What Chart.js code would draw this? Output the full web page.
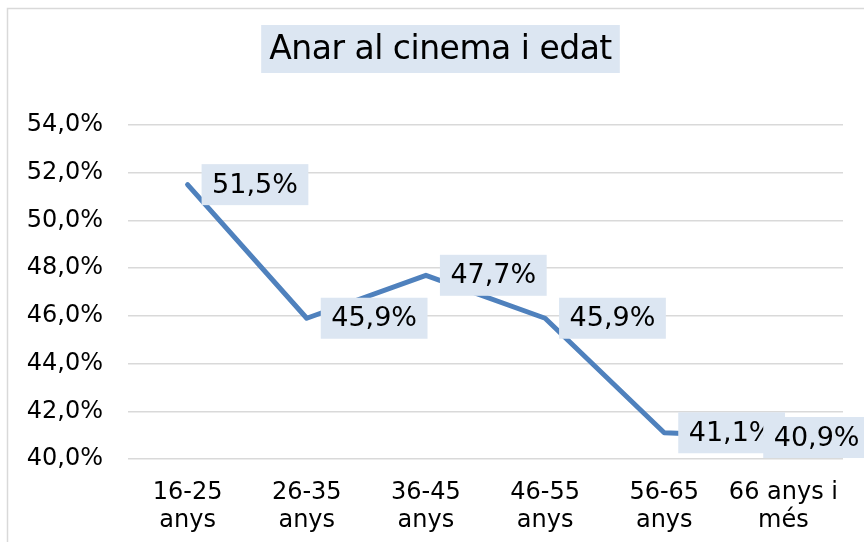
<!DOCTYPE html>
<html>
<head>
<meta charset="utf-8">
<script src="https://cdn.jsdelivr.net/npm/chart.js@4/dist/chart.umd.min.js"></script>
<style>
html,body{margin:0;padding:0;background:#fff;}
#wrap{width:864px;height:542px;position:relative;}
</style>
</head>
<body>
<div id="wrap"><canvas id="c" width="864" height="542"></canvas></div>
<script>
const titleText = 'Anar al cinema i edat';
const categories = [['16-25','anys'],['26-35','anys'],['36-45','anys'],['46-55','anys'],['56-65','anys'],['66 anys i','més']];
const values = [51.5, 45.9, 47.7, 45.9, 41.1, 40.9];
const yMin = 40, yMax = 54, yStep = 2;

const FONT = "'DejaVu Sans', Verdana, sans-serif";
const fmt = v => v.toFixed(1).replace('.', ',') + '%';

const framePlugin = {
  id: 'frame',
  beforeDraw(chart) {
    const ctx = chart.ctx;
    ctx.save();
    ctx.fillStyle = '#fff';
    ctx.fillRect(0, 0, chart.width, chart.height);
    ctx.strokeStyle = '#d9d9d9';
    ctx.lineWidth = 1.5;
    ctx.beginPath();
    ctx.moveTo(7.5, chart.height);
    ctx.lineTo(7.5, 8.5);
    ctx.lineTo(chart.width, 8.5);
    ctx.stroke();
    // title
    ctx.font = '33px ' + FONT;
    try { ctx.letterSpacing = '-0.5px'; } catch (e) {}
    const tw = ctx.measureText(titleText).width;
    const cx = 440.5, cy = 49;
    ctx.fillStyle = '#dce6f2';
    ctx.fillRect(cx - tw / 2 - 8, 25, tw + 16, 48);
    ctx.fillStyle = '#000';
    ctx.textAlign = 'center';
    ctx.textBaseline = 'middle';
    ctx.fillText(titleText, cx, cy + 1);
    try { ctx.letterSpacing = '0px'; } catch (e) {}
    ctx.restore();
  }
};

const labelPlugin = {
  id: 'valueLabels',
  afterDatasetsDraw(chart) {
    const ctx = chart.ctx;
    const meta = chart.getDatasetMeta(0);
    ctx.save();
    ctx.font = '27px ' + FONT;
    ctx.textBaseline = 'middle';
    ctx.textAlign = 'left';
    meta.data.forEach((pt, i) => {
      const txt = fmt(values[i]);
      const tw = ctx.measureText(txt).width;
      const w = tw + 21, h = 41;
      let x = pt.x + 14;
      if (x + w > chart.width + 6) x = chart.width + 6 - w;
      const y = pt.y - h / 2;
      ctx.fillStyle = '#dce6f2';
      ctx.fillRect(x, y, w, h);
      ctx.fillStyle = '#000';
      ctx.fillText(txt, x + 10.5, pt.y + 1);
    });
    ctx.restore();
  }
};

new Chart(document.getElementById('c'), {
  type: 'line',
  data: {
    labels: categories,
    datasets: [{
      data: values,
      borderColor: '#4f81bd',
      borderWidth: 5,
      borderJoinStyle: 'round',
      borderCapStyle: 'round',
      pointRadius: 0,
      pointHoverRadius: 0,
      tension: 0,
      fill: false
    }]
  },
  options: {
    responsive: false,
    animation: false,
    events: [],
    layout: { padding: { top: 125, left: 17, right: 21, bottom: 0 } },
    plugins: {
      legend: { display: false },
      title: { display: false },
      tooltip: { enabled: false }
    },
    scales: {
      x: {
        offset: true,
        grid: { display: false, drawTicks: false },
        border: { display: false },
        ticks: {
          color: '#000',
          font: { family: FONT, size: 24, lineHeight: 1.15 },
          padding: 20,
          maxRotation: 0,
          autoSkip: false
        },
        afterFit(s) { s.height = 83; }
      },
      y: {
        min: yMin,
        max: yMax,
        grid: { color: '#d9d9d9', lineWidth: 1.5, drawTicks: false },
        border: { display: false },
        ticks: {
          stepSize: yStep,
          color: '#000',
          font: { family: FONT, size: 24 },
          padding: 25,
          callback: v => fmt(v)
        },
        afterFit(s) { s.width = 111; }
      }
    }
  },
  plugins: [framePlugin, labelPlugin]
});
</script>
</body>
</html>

**REQUEST**
Without the pictures, please reproduce each line of the listing above exactly, from the first one through the line bearing "const fmt = v".

**WRITTEN REPLY**
What Chart.js code would draw this? Output the full web page.
<!DOCTYPE html>
<html>
<head>
<meta charset="utf-8">
<script src="https://cdn.jsdelivr.net/npm/chart.js@4/dist/chart.umd.min.js"></script>
<style>
html,body{margin:0;padding:0;background:#fff;}
#wrap{width:864px;height:542px;position:relative;}
</style>
</head>
<body>
<div id="wrap"><canvas id="c" width="864" height="542"></canvas></div>
<script>
const titleText = 'Anar al cinema i edat';
const categories = [['16-25','anys'],['26-35','anys'],['36-45','anys'],['46-55','anys'],['56-65','anys'],['66 anys i','més']];
const values = [51.5, 45.9, 47.7, 45.9, 41.1, 40.9];
const yMin = 40, yMax = 54, yStep = 2;

const FONT = "'DejaVu Sans', Verdana, sans-serif";
const fmt = v => v.toFixed(1).replace('.', ',') + '%';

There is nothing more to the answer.